4) Mean-reversion works, but what is your time-frame of operation. We all suffer from recency bias. This is why when an asset goes from $100 to 70$ in a month, it suddenly seems “cheap”. When an asset goes from $20 to $30 in a month, it suddenly seems too expensive. Our brains are wired to think in terms of mean-reversion, but the trouble is that we also expect instant gratification for our actions and mean-reversion works best in long-term time frames. What seems too “cheap” could easily become “cheaper”. What seems expensive could easily become “more expensive”. Irrationality often trumps patience and solvency.

5) Only price pays. No matter how smart you are, how sophisticated your market approach is and how great your investment thesis is, unless the rest of the market agrees with you, you won’t make a cent.

6) Trading is like dating. You should only keep the stocks that make you happy.

7) Never Say Never. Being wrong is not a choice, staying wrong is.

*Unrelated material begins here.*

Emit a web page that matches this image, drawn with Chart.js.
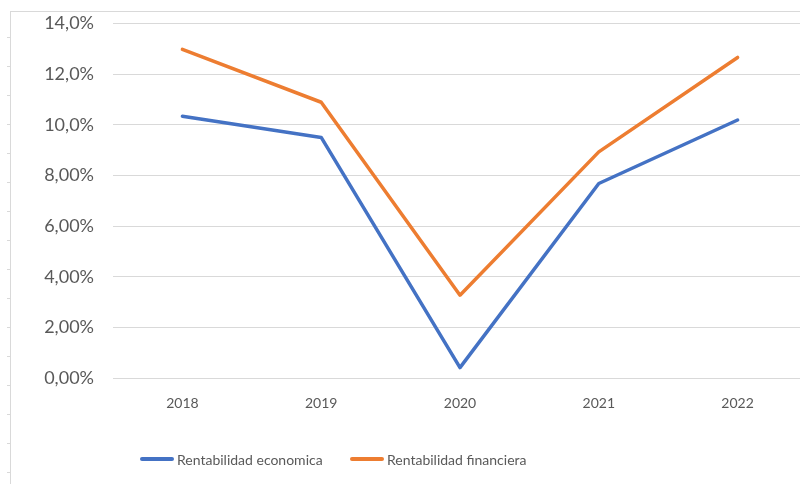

8)  You are your own biggest enemy. Intelligence helps to realize what  needs to be done to be successful in the market, but it doesn’t guarantee that you will be able to apply that knowledge in practice.

9) The press will never run out of negative headlines. Fear sells best. There is always something to worry about, but you should never worry about something that doesn’t depend on you.

10) Sometimes, short-term price moves are just nonsensical noise, designed to make you second-guess yourself and shake you out of well-thought out, reasonable positions. Stick to your plan.